In these jolting, hypnotic opening scenes, Ward presents Avik’s strange new white man’s world as an alien planet; at first, everything is so peculiar that Avik fears he might have died and gone to Heaven. At this stage, it looks as though Ward would like to portray Avik as a kind of Wild Child in his natural, unpolluted state. And the scenes in the sanitarium are designed to show how, gradually, he is westernized and forced to turn away from his true self. The turning point in Avik’s life comes when he meets a beautiful half-Indian girl named Albertine (Annie Galipeau), who plays the role of soul mate until she is persuaded to pull away from him by one of the Catholic sisters running the sanitarium (Jeanne Moreau) because, though she can pass for white, he can’t. As long as she is with Avik, she will never have a future; without him, she is told, “anything is possible.”

Abruptly, Ward moves forward nearly 10 years—when, for a second time, Walter descends on Avik’s village, finding his old friend in bad shape. Since Avik’s earlier return to his people, he says, the goddess of the hunt has cursed his tribe. His people are starving, and because he was “poisoned” by the white man, they blame him for their misfortune. Though Walter offers Avik a lift back to the modern world, the boy—now 21—chooses to stay behind with his ailing grandmother.

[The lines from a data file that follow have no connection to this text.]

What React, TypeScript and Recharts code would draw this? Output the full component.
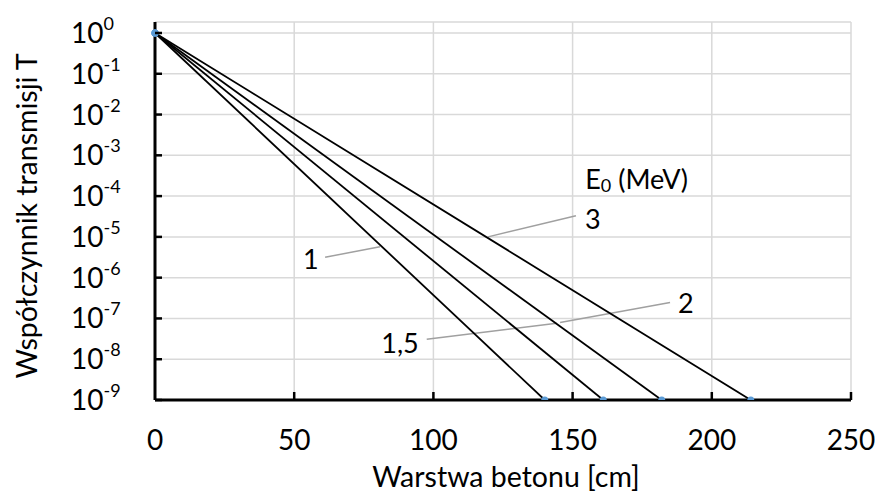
import React from "react";
import {
  LineChart,
  Line,
  XAxis,
  YAxis,
  CartesianGrid,
  ReferenceLine,
  ReferenceDot,
} from "recharts";

// Grubość betonu [cm], przy której T spada do 1e-9, dla każdej energii E0
const energies = ["1", "1,5", "2", "3"];
const endThickness = [140, 161, 182, 214];
const startT = 1;
const endT = 1e-9;

const xTicks = [0, 50, 100, 150, 200, 250];
const yExponents = [0, -1, -2, -3, -4, -5, -6, -7, -8, -9];

// Opisy krzywych: [x, log10(T)]
const noteText = ["E0 (MeV)", "3", "1", "2", "1,5"];
const noteX = [173, 157.3, 56, 190.7, 88];
const noteLog = [-3.56, -4.54, -5.54, -6.6, -7.58];

// Linie odniesienia od opisu do krzywej: [x1, log1, x2, log2]
const leaders = [
  [61.1, -5.5, 80.8, -5.24],
  [119.6, -5.0, 151.2, -4.48],
  [97.6, -7.51, 144.3, -7.12],
  [145.5, -7.1, 185.0, -6.61],
];

const FONT = "Lato, 'Open Sans', sans-serif";

const seriesData = endThickness.map((x) => [
  { x: 0, t: startT },
  { x, t: endT },
]);

const YTick = (props: any) => {
  const { x, y, payload } = props;
  const exp = Math.round(Math.log10(payload.value));
  return (
    <g>
      <line x1={x} y1={y} x2={x + 7} y2={y} stroke="#000" strokeWidth={2.5} />
      <text x={x - 84} y={y + 10} fontSize={28} fontFamily={FONT} fill="#000">
        10
        <tspan fontSize={18} dy={-13}>
          {exp}
        </tspan>
      </text>
    </g>
  );
};

const XTick = (props: any) => {
  const { x, y, payload } = props;
  return (
    <g>
      {payload.value !== 0 && (
        <line x1={x} y1={y} x2={x} y2={y - 8} stroke="#000" strokeWidth={2.5} />
      )}
      <text x={x} y={y + 50} textAnchor="middle" fontSize={28} fontFamily={FONT} fill="#000">
        {payload.value}
      </text>
    </g>
  );
};

const noteContent = (text: string) => (props: any) => {
  const { x, y } = props.viewBox;
  if (text.startsWith("E0")) {
    return (
      <text x={x} y={y} textAnchor="middle" dominantBaseline="central" fontSize={27} fontFamily={FONT} fill="#000">
        E
        <tspan fontSize={18} dy={7}>
          0
        </tspan>
        <tspan dy={-7}> (MeV)</tspan>
      </text>
    );
  }
  return (
    <text x={x} y={y} textAnchor="middle" dominantBaseline="central" fontSize={27} fontFamily={FONT} fill="#000">
      {text}
    </text>
  );
};

export default function App() {
  return (
    <div style={{ position: "absolute", left: 0, top: 0, background: "#fff" }}>
      <LineChart width={875} height={493} margin={{ top: 22, right: 24, bottom: 0, left: 0 }}>
        <CartesianGrid stroke="#d9d9d9" strokeWidth={1.5} />
        <XAxis
          type="number"
          dataKey="x"
          domain={[0, 250]}
          ticks={xTicks}
          tick={<XTick />}
          tickLine={false}
          tickSize={0}
          tickMargin={0}
          height={93}
          axisLine={{ stroke: "#000", strokeWidth: 3 }}
          allowDuplicatedCategory={false}
          label={() => (
            <text x={506} y={487} textAnchor="middle" fontSize={28.5} fontFamily={FONT} fill="#000">
              Warstwa betonu [cm]
            </text>
          )}
        />
        <YAxis
          type="number"
          dataKey="t"
          scale="log"
          domain={[1e-9, 1.86]}
          allowDataOverflow
          ticks={yExponents.map((e) => Math.pow(10, e))}
          tick={<YTick />}
          tickLine={false}
          tickSize={0}
          tickMargin={0}
          width={155}
          axisLine={{ stroke: "#000", strokeWidth: 3 }}
          label={() => (
            <text
              x={37}
              y={216}
              textAnchor="middle"
              fontSize={28.5}
              fontFamily={FONT}
              fill="#000"
              transform="rotate(-90 37 216)"
            >
              Współczynnik transmisji T
            </text>
          )}
        />
        {leaders.map((l, i) => (
          <ReferenceLine
            key={`lead-${i}`}
            segment={[
              { x: l[0], y: Math.pow(10, l[1]) },
              { x: l[2], y: Math.pow(10, l[3]) },
            ]}
            stroke="#a0a0a0"
            strokeWidth={1.5}
            ifOverflow="visible"
          />
        ))}
        {seriesData.map((d, i) => (
          <Line
            key={energies[i]}
            data={d}
            dataKey="t"
            name={energies[i]}
            stroke="#000"
            strokeWidth={1.8}
            dot={{ r: 3.5, fill: "#5b9bd5", stroke: "none" }}
            isAnimationActive={false}
          />
        ))}
        {noteText.map((t, i) => (
          <ReferenceDot
            key={`note-${i}`}
            x={noteX[i]}
            y={Math.pow(10, noteLog[i])}
            r={0}
            fill="none"
            stroke="none"
            ifOverflow="visible"
            label={{ content: noteContent(t) }}
          />
        ))}
      </LineChart>
    </div>
  );
}
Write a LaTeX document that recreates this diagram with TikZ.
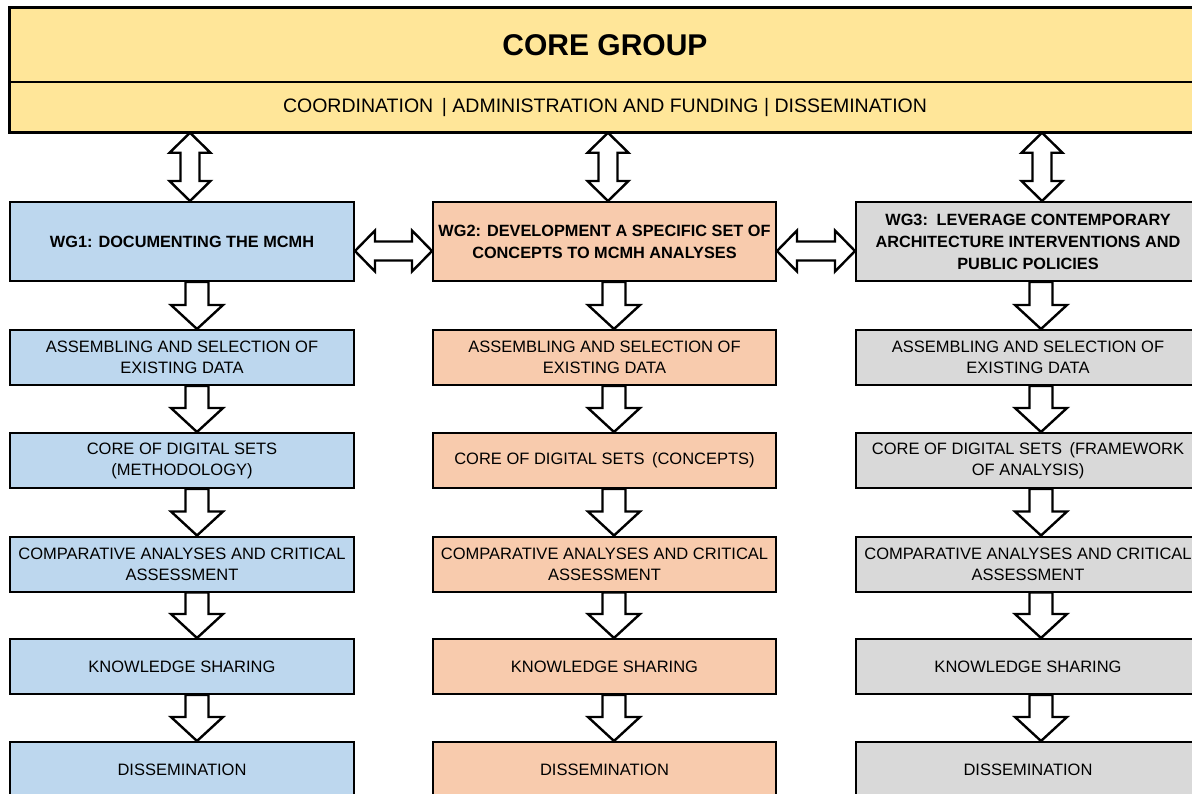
\documentclass[tikz,border=0pt]{standalone}
\usepackage{fontspec}
\setmainfont{Liberation Sans}
\usetikzlibrary{calc}
\definecolor{cyel}{HTML}{FFE699}
\definecolor{cblue}{HTML}{BDD7EE}
\definecolor{corange}{HTML}{F8CBAD}
\definecolor{cgray}{HTML}{D9D9D9}
\tikzset{
  blk/.style={draw=black, fill=white, line width=2.4pt, line join=miter},
  corebox/.style={draw=black, line width=1.5pt, fill=cyel, minimum width=1190pt, inner sep=0pt},
  box/.style={draw=black, line width=2pt, minimum height=55pt, minimum width=344pt, align=center, inner sep=1pt, font=\fontsize{16.5}{21}\selectfont},
  wgbox/.style={box, minimum height=79pt, font=\bfseries\fontsize{16.3}{22}\selectfont},
  colA/.style={fill=cblue},
  colB/.style={fill=corange, minimum width=343pt},
  colC/.style={fill=cgray}
}
% vertical double block arrow from #1.south to #2.north, x offset #3
\newcommand{\vdblarrow}[3]{%
  \draw[blk] let \p1=($(#1.south)+(#3,0)$), \p2=(#2.north) in
    (\x1,\y1) -- (\x1+20.5pt,\y1-20pt) -- (\x1+9.5pt,\y1-20pt) -- (\x1+9.5pt,\y2+20pt)
    -- (\x1+20.5pt,\y2+20pt) -- (\x1,\y2) -- (\x1-20.5pt,\y2+20pt) -- (\x1-9.5pt,\y2+20pt)
    -- (\x1-9.5pt,\y1-20pt) -- (\x1-20.5pt,\y1-20pt) -- cycle;}
% horizontal double block arrow from #1.east to #2.west, y offset #3
\newcommand{\hdblarrow}[3]{%
  \draw[blk] let \p1=($(#1.east)+(0,#3)$), \p2=(#2.west) in
    (\x1,\y1) -- (\x1+20pt,\y1+20.5pt) -- (\x1+20pt,\y1+9.5pt) -- (\x2-20pt,\y1+9.5pt)
    -- (\x2-20pt,\y1+20.5pt) -- (\x2,\y1) -- (\x2-20pt,\y1-20.5pt) -- (\x2-20pt,\y1-9.5pt)
    -- (\x1+20pt,\y1-9.5pt) -- (\x1+20pt,\y1-20.5pt) -- cycle;}
% single downward block arrow from #1.south to #2.north, x offset #3
\newcommand{\downblk}[3]{%
  \draw[blk] let \p1=($(#1.south)+(#3,0)$), \p2=(#2.north) in
    (\x1-11.5pt,\y1) -- (\x1+11.5pt,\y1) -- (\x1+11.5pt,\y2+24pt) -- (\x1+26pt,\y2+24pt)
    -- (\x1,\y2) -- (\x1-26pt,\y2+24pt) -- (\x1-11.5pt,\y2+24pt) -- cycle;}
\begin{document}
\begin{tikzpicture}[x=1pt,y=-1pt]
\useasboundingbox (0,0) rectangle (1192,793);
\clip (0,0) rectangle (1192,793);
\fill[white] (0,0) rectangle (1192,793);

% core group
\node[corebox, minimum height=74pt, font=\bfseries\fontsize{30}{32}\selectfont] (coreA) at (605,45) {CORE GROUP};
\node[corebox, minimum height=50pt, font=\fontsize{19.5}{20}\selectfont] (coreB) at (605,107) {COORDINATION \,| ADMINISTRATION AND FUNDING | DISSEMINATION};
\draw[line width=3pt] (coreA.north west) rectangle (coreB.south east);

% column 1
\node[wgbox, colA] (a1) at (182,241.5) {WG1: DOCUMENTING THE MCMH};
\node[box, colA] (a2) at (182,357.5) {ASSEMBLING AND SELECTION OF\\EXISTING DATA};
\node[box, colA] (a3) at (182,460.5) {CORE OF DIGITAL SETS\\(METHODOLOGY)};
\node[box, colA] (a4) at (182,564) {COMPARATIVE ANALYSES AND CRITICAL\\ASSESSMENT};
\node[box, colA] (a5) at (182,666.5) {KNOWLEDGE SHARING};
\node[box, colA] (a6) at (182,769.5) {DISSEMINATION};

% column 2
\node[wgbox, colB] (b1) at (604.5,241.5) {WG2: DEVELOPMENT A SPECIFIC SET OF\\CONCEPTS TO MCMH ANALYSES};
\node[box, colB] (b2) at (604.5,357.5) {ASSEMBLING AND SELECTION OF\\EXISTING DATA};
\node[box, colB] (b3) at (604.5,460.5) {CORE OF DIGITAL SETS \,(CONCEPTS)};
\node[box, colB] (b4) at (604.5,564) {COMPARATIVE ANALYSES AND CRITICAL\\ASSESSMENT};
\node[box, colB] (b5) at (604.5,666.5) {KNOWLEDGE SHARING};
\node[box, colB] (b6) at (604.5,769.5) {DISSEMINATION};

% column 3
\node[wgbox, colC] (c1) at (1028,241.5) {WG3: \,LEVERAGE CONTEMPORARY\\ARCHITECTURE INTERVENTIONS AND\\PUBLIC POLICIES};
\node[box, colC] (c2) at (1028,357.5) {ASSEMBLING AND SELECTION OF\\EXISTING DATA};
\node[box, colC] (c3) at (1028,460.5) {CORE OF DIGITAL SETS \,(FRAMEWORK\\OF ANALYSIS)};
\node[box, colC] (c4) at (1028,564) {COMPARATIVE ANALYSES AND CRITICAL\\ASSESSMENT};
\node[box, colC] (c5) at (1028,666.5) {KNOWLEDGE SHARING};
\node[box, colC] (c6) at (1028,769.5) {DISSEMINATION};

% arrows core <-> WG
\vdblarrow{coreB}{a1}{-415}
\vdblarrow{coreB}{b1}{3}
\vdblarrow{coreB}{c1}{437}

% horizontal arrows between WGs
\hdblarrow{a1}{b1}{9.5}
\hdblarrow{b1}{c1}{9.5}

% down arrows
\downblk{a1}{a2}{15}
\downblk{a2}{a3}{15}
\downblk{a3}{a4}{15}
\downblk{a4}{a5}{15}
\downblk{a5}{a6}{15}
\downblk{b1}{b2}{9.5}
\downblk{b2}{b3}{9.5}
\downblk{b3}{b4}{9.5}
\downblk{b4}{b5}{9.5}
\downblk{b5}{b6}{9.5}
\downblk{c1}{c2}{13}
\downblk{c2}{c3}{13}
\downblk{c3}{c4}{13}
\downblk{c4}{c5}{13}
\downblk{c5}{c6}{13}
\end{tikzpicture}
\end{document}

Before Walter takes off for Montreal, though, Avik gives him an x-ray of Albertine that he’d been carrying around, urging him to look her up and tell her he still loves her.

Walter looks her up, all right, but when he does, he claims Albertine—now grown up (and played by Anne Parillaud)—for himself. Meanwhile, Avik’s tribe moves on without him, and Avik joins the British air force as a bombardier. He once again runs into Albertine and renews their romance. Ward plays the star-crossed love affair between Avik and Albertine as a primal connection. Though Albertine is ambitious and wants more out of life than Avik can offer her, she also knows that she is linked to him forever on some essential level that Walter can never rival.

Not many filmmakers would attempt to interrupt the course of a love affair with the fire-bombing of Dresden, but Ward plunges in where angels—perhaps rightly so—fear to tread. The shots of Avik in his airplane over the bomb-lit German sky, though, are stunning, as is most of what Ward puts up on screen. As he did in Vigil and The Navigator, Ward communicates through big poetic connections, bridging the gap between epiphanies with striking visual motifs and metaphors—like the x-rays and the theme of flying—to carry the audience through the rough spots in the narrative. The movie is ravishingly bold, with the expansiveness and sweep of an epic, where both the players and their stage are larger than life, but without the loss in intimacy and specificity that usually accompanies grandly scaled visions.

As a final, wrongheaded twist, Ward dangles the possibility that Avik may be inventing this unbelievable story, merely to stay warm and within arm’s reach of the whiskey. And if only he had stopped there, with the audience still uncertain as to whether our hero is telling the truth. Still, even if the ending is sentimental and pat, Map of the Human Heart is a marvelous breakthrough, a film of incantatory intensity and moment by a prodigiously gifted young filmmaker.